Plain error exists where "(1) there is an error; (2)
the error is clear or obvious, rather than subject to reasonable
dispute; (3) the error affected the appellant's substantial
rights, which in the ordinary case means it affected the outcome
of the district court proceedings; and (4) the error seriously
affects the fairness, integrity or public reputation of judicial
proceedings." United States v. Marcus,
130 S. Ct. 2159, 2164
(2010) (citations, alteration, and internal quotation marks
omitted).
We conclude that plain error analysis applies here and
that there was no plain error. First, it is unclear whether
Deopersaud preserved any objection to the restitution order.
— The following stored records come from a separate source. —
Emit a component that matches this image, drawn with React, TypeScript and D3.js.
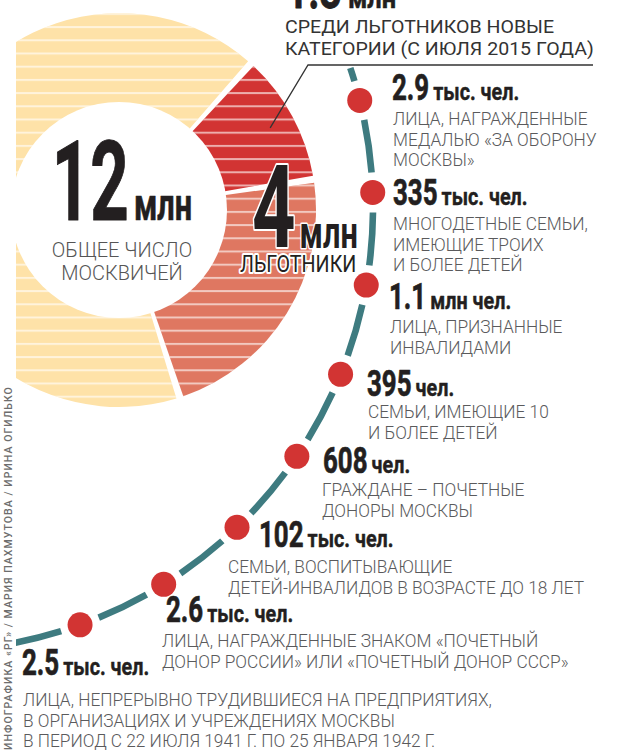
import { useEffect, useRef } from 'react';
import * as d3 from 'd3';

// Pie: Moscow population split, млн
const pieLabels = ['Новые категории (с июля 2015 года)', 'Прочие льготники', 'Остальные москвичи'];
const pieValues = [1.3, 2.7, 8.0];
const pieColors = ['#d23433', '#df7761', '#fee2a8'];

const totalValue = '12';
const totalCaption = ['ОБЩЕЕ ЧИСЛО', 'МОСКВИЧЕЙ'];
const benefitValue = '4';
const benefitCaption = 'ЛЬГОТНИКИ';
const newValue = '1.3';
const newCaption = ['СРЕДИ ЛЬГОТНИКОВ НОВЫЕ', 'КАТЕГОРИИ (С ИЮЛЯ 2015 ГОДА)'];

// Categories along the dashed arc
const categories = ['medal', 'large', 'disabled', 'ten', 'donorMsk', 'childDis', 'donorRu', 'worked'];
const values = ['2.9', '335', '1.1', '395', '608', '102', '2.6', '2.5'];
const units = ['тыс. чел.', 'тыс. чел.', 'млн чел.', 'чел.', 'чел.', 'тыс. чел.', 'тыс. чел.', 'тыс. чел.'];
const descriptions = [
  ['ЛИЦА, НАГРАЖДЕННЫЕ', 'МЕДАЛЬЮ «ЗА ОБОРОНУ', 'МОСКВЫ»'],
  ['МНОГОДЕТНЫЕ СЕМЬИ,', 'ИМЕЮЩИЕ ТРОИХ', 'И БОЛЕЕ ДЕТЕЙ'],
  ['ЛИЦА, ПРИЗНАННЫЕ', 'ИНВАЛИДАМИ'],
  ['СЕМЬИ, ИМЕЮЩИЕ 10', 'И БОЛЕЕ ДЕТЕЙ'],
  ['ГРАЖДАНЕ – ПОЧЕТНЫЕ', 'ДОНОРЫ МОСКВЫ'],
  ['СЕМЬИ, ВОСПИТЫВАЮЩИЕ', 'ДЕТЕЙ-ИНВАЛИДОВ В ВОЗРАСТЕ ДО 18 ЛЕТ'],
  ['ЛИЦА, НАГРАЖДЕННЫЕ ЗНАКОМ «ПОЧЕТНЫЙ', 'ДОНОР РОССИИ» ИЛИ «ПОЧЕТНЫЙ ДОНОР СССР»'],
  ['ЛИЦА, НЕПРЕРЫВНО ТРУДИВШИЕСЯ НА ПРЕДПРИЯТИЯХ,', 'В ОРГАНИЗАЦИЯХ И УЧРЕЖДЕНИЯХ МОСКВЫ', 'В ПЕРИОД С 22 ИЮЛЯ 1941 Г. ПО 25 ЯНВАРЯ 1942 Г.'],
];
const credit = 'ИНФОГРАФИКА «РГ» / МАРИЯ ПАХМУТОВА / ИРИНА ОГИЛЬКО';

// text layout of the label column
const labelX = [392, 393, 389, 367, 323, 259, 166, 22];
const labelY = [100, 205, 309, 396, 473, 547, 622, 675];
const descX = [393, 393, 390, 368, 322, 228, 162, 23];
const descY = [125, 230, 333, 418, 496, 573, 647, 706];

const FONT = 'Roboto, "DejaVu Sans", sans-serif';

export default function App() {
  const svgRef = useRef(null);

  useEffect(() => {
    const W = 631;
    const H = 756;
    const svg = d3.select(svgRef.current);
    svg.selectAll('*').remove();
    svg.attr('width', W).attr('height', H);

    const defs = svg.append('defs');
    defs.append('clipPath').attr('id', 'leftClip')
      .append('rect').attr('x', 16).attr('y', 0).attr('width', W).attr('height', H);

    const pat = defs.append('pattern')
      .attr('id', 'stripes')
      .attr('patternUnits', 'userSpaceOnUse')
      .attr('x', 0).attr('y', 0.9)
      .attr('width', W).attr('height', 13.2);
    pat.append('rect').attr('width', W).attr('height', 2).attr('fill', '#fff').attr('opacity', 0.6);

    // helper for condensed text (horizontal scale)
    const txt = (g, x, y, str, size, weight, fill, sx, anchor = 'start') => {
      const t = g.append('text')
        .attr('transform', `translate(${x},${y}) scale(${sx},1)`)
        .attr('font-family', FONT)
        .attr('font-size', size)
        .attr('font-weight', weight)
        .attr('fill', fill)
        .attr('text-anchor', anchor)
        .text(str);
      return t;
    };
    const width = (t, sx) => t.node().getComputedTextLength() * sx;
    const heavy = (t, w) => t.attr('stroke', '#231f20').attr('stroke-width', w).attr('stroke-linejoin', 'round');

    // ---------- Pie ----------
    const cx = 119;
    const cy = 210;
    const outerR = 197;
    const innerR = 108;
    const start = (42 * Math.PI) / 180;

    const pie = d3.pie().sort(null).startAngle(start).endAngle(start + 2 * Math.PI);
    const arcs = pie(pieValues);
    const arc = d3.arc().innerRadius(0).outerRadius(outerR).padAngle(0.036).padRadius(200);

    const pieClip = svg.append('g').attr('clip-path', 'url(#leftClip)');
    const pieG = pieClip.append('g').attr('transform', `translate(${cx},${cy})`);

    pieG.selectAll('path.slice')
      .data(arcs)
      .enter()
      .append('path')
      .attr('class', 'slice')
      .attr('d', arc)
      .attr('fill', (d, i) => pieColors[i])
      .append('title')
      .text((d, i) => `${pieLabels[i]}: ${pieValues[i]} млн`);

    pieG.selectAll('path.stripe')
      .data(arcs)
      .enter()
      .append('path')
      .attr('class', 'stripe')
      .attr('d', arc)
      .attr('transform', `translate(${-cx},${-cy}) translate(${cx},${cy})`)
      .attr('fill', 'url(#stripes)');

    pieG.append('circle').attr('r', innerR).attr('fill', '#fff');

    // centre text: 12 млн
    const topG = svg.append('g');
    const t12 = heavy(txt(topG, 0, 220, totalValue, 112, 700, '#231f20', 0.6), 1);
    const w12 = width(t12, 0.6);
    const tMln = heavy(txt(topG, 0, 220, 'млн', 44, 700, '#231f20', 0.7), 0.6);
    const wMln = width(tMln, 0.7);
    const x12 = cx + 3 - (w12 + 5 + wMln) / 2;
    t12.attr('transform', `translate(${x12},220) scale(0.6,1)`);
    tMln.attr('transform', `translate(${x12 + w12 + 5},220) scale(0.7,1)`);
    totalCaption.forEach((s, i) => {
      txt(topG, cx + 3, 257 + i * 23, s, 21, 300, '#555', 0.95, 'middle');
    });

    // 4 млн ЛЬГОТНИКИ with white halo
    const halo = (t, w) => t.attr('stroke', '#fff').attr('stroke-width', w).attr('paint-order', 'stroke').attr('stroke-linejoin', 'round');
    const t4 = halo(txt(topG, 252, 247, benefitValue, 115, 700, '#231f20', 0.66), 4);
    const w4 = width(t4, 0.66);
    halo(txt(topG, 252 + w4 + 4, 248, 'млн', 44, 700, '#231f20', 0.7), 3);
    halo(txt(topG, 240, 272, benefitCaption, 24, 400, '#231f20', 0.82), 4);

    // ---------- Dashed arc with dots ----------
    const acx = -70;
    const acy = 208;
    const R = 443;
    const deg = Math.PI / 180;
    const angle = d3.scalePoint().domain(categories).range([-14.05 * deg, 70.2 * deg]);
    const gap = 20 / R;
    const topA = Math.asin((68 - acy) / R);
    const endA = Math.acos((10 - acx) / R);

    const segs = [];
    segs.push([topA, angle(categories[0]) - gap]);
    for (let i = 0; i < categories.length - 1; i++) {
      segs.push([angle(categories[i]) + gap, angle(categories[i + 1]) - gap]);
    }
    segs.push([angle(categories[categories.length - 1]) + gap, endA]);

    const dash = d3.arc().innerRadius(R - 3.3).outerRadius(R + 3.3);
    const arcG = svg.append('g').attr('clip-path', 'url(#leftClip)');
    arcG.append('g')
      .attr('transform', `translate(${acx},${acy})`)
      .selectAll('path')
      .data(segs)
      .enter()
      .append('path')
      .attr('d', (s) => dash({ startAngle: s[0] + Math.PI / 2, endAngle: s[1] + Math.PI / 2 }))
      .attr('fill', '#3e7b80');

    arcG.selectAll('circle')
      .data(categories)
      .enter()
      .append('circle')
      .attr('cx', (c) => acx + R * Math.cos(angle(c)))
      .attr('cy', (c) => acy + R * Math.sin(angle(c)))
      .attr('r', 12.5)
      .attr('fill', '#d23433');

    // ---------- Leader + top caption ----------
    const leaderEnd = d3.arc().innerRadius(172).outerRadius(172).centroid(arcs[0]);
    svg.append('path')
      .attr('d', d3.line()([[593, 65], [308, 65], [cx + leaderEnd[0], cy + leaderEnd[1]]]))
      .attr('fill', 'none')
      .attr('stroke', '#333')
      .attr('stroke-width', 1.3);

    const capG = svg.append('g');
    const tNew = heavy(txt(capG, 286, 8, newValue, 54, 700, '#231f20', 0.72), 0.8);
    const wNew = width(tNew, 0.72);
    heavy(txt(capG, 286 + wNew + 6, 8, 'млн', 30, 700, '#231f20', 0.85), 0.5);
    newCaption.forEach((s, i) => {
      txt(capG, 285, 33 + i * 22, s, 19, 400, '#333', 1.03);
    });

    // ---------- Labels ----------
    const labG = svg.append('g');
    categories.forEach((c, i) => {
      const v = heavy(txt(labG, labelX[i], labelY[i], values[i], 37, 700, '#231f20', 0.7), 0.7);
      const wv = width(v, 0.7);
      heavy(txt(labG, labelX[i] + wv + 4, labelY[i], units[i], 23, 700, '#231f20', 0.86), 0.4);
      descriptions[i].forEach((line, j) => {
        txt(labG, descX[i], descY[i] + j * 20.5, line, 18, 300, '#5a5a5c', 0.96);
      });
    });

    // ---------- Credit ----------
    svg.append('text')
      .attr('transform', 'translate(12,750) rotate(-90)')
      .attr('font-family', FONT)
      .attr('font-size', 10.5)
      .attr('font-weight', 500)
      .attr('letter-spacing', 1.05)
      .attr('fill', '#6d6d6d')
      .text(credit);
  }, []);

  return (
    <svg
      ref={svgRef}
      style={{ position: 'absolute', left: 0, top: 0, display: 'block', background: '#fff' }}
    ></svg>
  );
}
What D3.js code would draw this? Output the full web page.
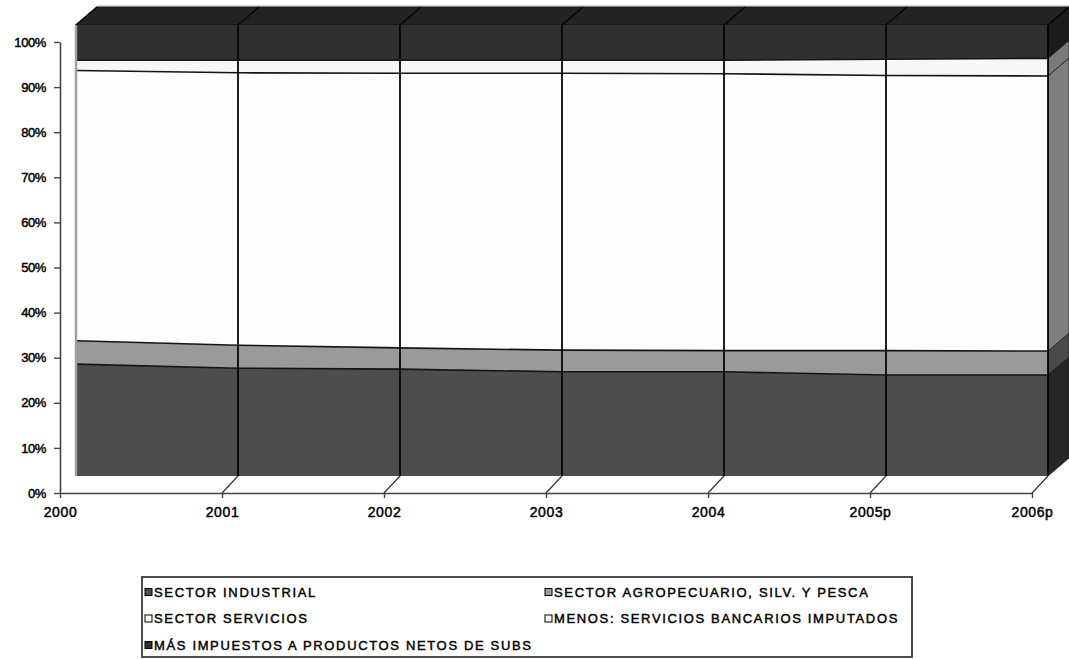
<!DOCTYPE html>
<html>
<head>
<meta charset="utf-8">
<script src="https://cdn.jsdelivr.net/npm/d3@7"></script>
<style>
  html, body { margin: 0; padding: 0; background: #ffffff; }
  svg { display: block; }
  text { font-family: "Liberation Sans", Arial, sans-serif; fill: #000; }
</style>
</head>
<body>
<svg id="chart" width="1069" height="659"></svg>
<script>
// Composición porcentual del PIB por sector, 2000–2006p
const years = ["2000", "2001", "2002", "2003", "2004", "2005p", "2006p"];
const industrial   = [24.8, 23.9, 23.7, 23.1, 23.1, 22.4, 22.4];
const agropecuario = [5.2, 5.1, 4.7, 4.8, 4.7, 5.4, 5.3];
const servicios    = [59.9, 60.4, 60.9, 61.4, 61.4, 61.0, 61.0];
const bancarios    = [2.3, 2.8, 2.9, 2.9, 3.0, 3.6, 3.9];
const impuestos    = [7.8, 7.8, 7.8, 7.8, 7.8, 7.6, 7.4];
const seriesNames = [
  "SECTOR INDUSTRIAL",
  "SECTOR AGROPECUARIO, SILV. Y PESCA",
  "SECTOR SERVICIOS",
  "MENOS: SERVICIOS BANCARIOS IMPUTADOS",
  "MÁS IMPUESTOS A PRODUCTOS NETOS DE SUBS"
];
const yTickValues = [0, 0.1, 0.2, 0.3, 0.4, 0.5, 0.6, 0.7, 0.8, 0.9, 1.0];

const keys = ["ind", "agr", "ser", "ban", "imp"];
const rows = years.map((yr, i) => ({
  year: yr,
  ind: industrial[i], agr: agropecuario[i], ser: servicios[i],
  ban: bancarios[i], imp: impuestos[i]
}));

const frontFill = ["#4d4d4d", "#9a9a9a", "#fdfdfd", "#f7f7f7", "#303030"];
const sideFill  = ["#262626", "#4a4a4a", "#7e7e7e", "#7a7a7a", "#1b1b1b"];
const topFill = "#232323";

const svg = d3.select("#chart");

const x = d3.scalePoint().domain(years).range([60, 1032]);
const y = d3.scaleLinear().domain([0, 1]).range([493, 42]);

// offset of the series' front wall from the axis plane, and the depth of the 3D band
const FX = 16, FY = -17;
const DX = 21, DY = -18;

const stacked = d3.stack().keys(keys).offset(d3.stackOffsetExpand)(rows);

const front = svg.append("g").attr("transform", `translate(${FX},${FY})`);

const xFirst = x(years[0]), xLast = x(years[years.length - 1]);

// faint outline above the band
front.append("line")
  .attr("x1", xFirst + DX).attr("x2", xLast + DX)
  .attr("y1", y(1) + DY - 1.5).attr("y2", y(1) + DY - 1.5)
  .attr("stroke", "#d4d4d4").attr("stroke-width", 1.2);

// top face of the band
front.append("path")
  .attr("d", d3.line()([
    [xFirst, y(1)], [xLast, y(1)], [xLast + DX, y(1) + DY], [xFirst + DX, y(1) + DY]
  ]) + "Z")
  .attr("fill", topFill)
  .attr("stroke", "#111")
  .attr("stroke-width", 1.2);

// right-hand side face, one slab per series
stacked.forEach((layer, i) => {
  const last = layer[layer.length - 1];
  front.append("path")
    .attr("d", d3.line()([
      [xLast, y(last[1])], [xLast + DX, y(last[1]) + DY],
      [xLast + DX, y(last[0]) + DY], [xLast, y(last[0])]
    ]) + "Z")
    .attr("fill", sideFill[i])
    .attr("stroke", "#1a1a1a")
    .attr("stroke-width", 0.8);
});

// front wall of the stacked areas
const area = d3.area()
  .x(d => x(d.data.year))
  .y0(d => y(d[0]))
  .y1(d => y(d[1]));

front.selectAll("path.layer")
  .data(stacked)
  .join("path")
  .attr("class", "layer")
  .attr("d", area)
  .attr("fill", (d, i) => frontFill[i]);

// boundaries between series
const edge = d3.line().x(d => x(d.data.year)).y(d => y(d[1]));
front.selectAll("path.edge")
  .data(stacked.slice(0, stacked.length - 1))
  .join("path")
  .attr("class", "edge")
  .attr("d", edge)
  .attr("fill", "none")
  .attr("stroke", "#141414")
  .attr("stroke-width", 1.6);

// edge lines at each category across the front wall and top face
years.forEach((yr, i) => {
  const cx = x(yr);
  front.append("line")
    .attr("x1", cx).attr("x2", cx)
    .attr("y1", y(0)).attr("y2", y(1))
    .attr("stroke", i === 0 ? "#a0a0a0" : "#050505")
    .attr("stroke-width", i === 0 ? 2.4 : 1.8);
  front.append("line")
    .attr("x1", cx).attr("x2", cx + DX)
    .attr("y1", y(1)).attr("y2", y(1) + DY)
    .attr("stroke", "#050505")
    .attr("stroke-width", 1.4);
});

// floor connectors from axis ticks to the front wall
years.slice(1).forEach(yr => {
  const cx = x(yr);
  svg.append("line")
    .attr("x1", cx).attr("y1", y(0))
    .attr("x2", cx + FX).attr("y2", y(0) + FY)
    .attr("stroke", "#333")
    .attr("stroke-width", 1.2);
});

// axes
const yAxis = svg.append("g")
  .attr("transform", `translate(${x(years[0])},0)`)
  .call(d3.axisLeft(y).tickValues(yTickValues)
    .tickFormat(d3.format(".0%")).tickSize(6).tickSizeOuter(0).tickPadding(8));

const xAxis = svg.append("g")
  .attr("transform", `translate(0,${y(0)})`)
  .call(d3.axisBottom(x).tickSize(5).tickSizeOuter(0).tickPadding(9));

[yAxis, xAxis].forEach(g => {
  g.select(".domain").attr("stroke", "#444").attr("stroke-width", 1.6);
  g.selectAll(".tick line").attr("stroke", "#444").attr("stroke-width", 1.4);
  g.selectAll(".tick text")
    .style("font-family", '"Liberation Sans", Arial, sans-serif')
    .attr("fill", "#000")
    .attr("stroke", "#000").attr("stroke-width", 0.45);
});
yAxis.selectAll(".tick text").style("font-size", "13px").style("letter-spacing", "-0.4px");
xAxis.selectAll(".tick text").style("font-size", "14px").style("letter-spacing", "0.6px");

// legend
const legend = svg.append("g");
legend.append("rect")
  .attr("x", 142).attr("y", 577).attr("width", 770).attr("height", 80)
  .attr("fill", "#fff").attr("stroke", "#3a3a3a").attr("stroke-width", 1.8);

const legendPos = [
  [145, 592], [545, 592],
  [145, 618.5], [545, 618.5],
  [145, 645]
];
seriesNames.forEach((name, i) => {
  const [lx, ly] = legendPos[i];
  legend.append("rect")
    .attr("x", lx).attr("y", ly - 3.5).attr("width", 7).attr("height", 7)
    .attr("fill", frontFill[i]).attr("stroke", "#000").attr("stroke-width", 1);
  legend.append("text")
    .attr("x", lx + 9).attr("y", ly)
    .attr("dominant-baseline", "central")
    .style("font-size", "13px")
    .style("letter-spacing", "1.65px")
    .attr("stroke", "#000").attr("stroke-width", 0.45)
    .text(name);
});
</script>
</body>
</html>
While he objected, in his presentencing memorandum, to the
proposed loss amount of $60,000, he did not specifically object
to the proposed restitution order, either in his presentencing
memorandum or at sentencing. Even assuming, however, that the
objection to the loss amount also served as an objection to the
restitution order, he failed to object on Rule 32(i)(3)(B)
4
grounds when the district court at sentencing neglected to
address the objection. See
Wagner-Dano, 679 F.3d at 94. Hence,
plain error review applies.
Second, even assuming there was error, Deopersaud
cannot show that he suffered prejudice or that the error
seriously affected the fairness, integrity, or public reputation
of judicial proceedings. The district court's restitution order
in the amount of $60,000 was supported by a finding in the PSR,
which in turn relied on an affidavit of loss given by the owner
of the jewelry store Deopersaud conspired to rob, which provided
that the store suffered a loss in the amount of $60,000. See
United States v. Ben Zvi,
242 F.3d 89, 100 (2d Cir. 2001)
(district court does not abuse its discretion by relying on
victim's affidavit of loss in calculating the amount of
restitution).
We have considered all of Deopersaud's remaining
arguments and conclude they are without merit. Accordingly, the
judgment of the district court is AFFIRMED.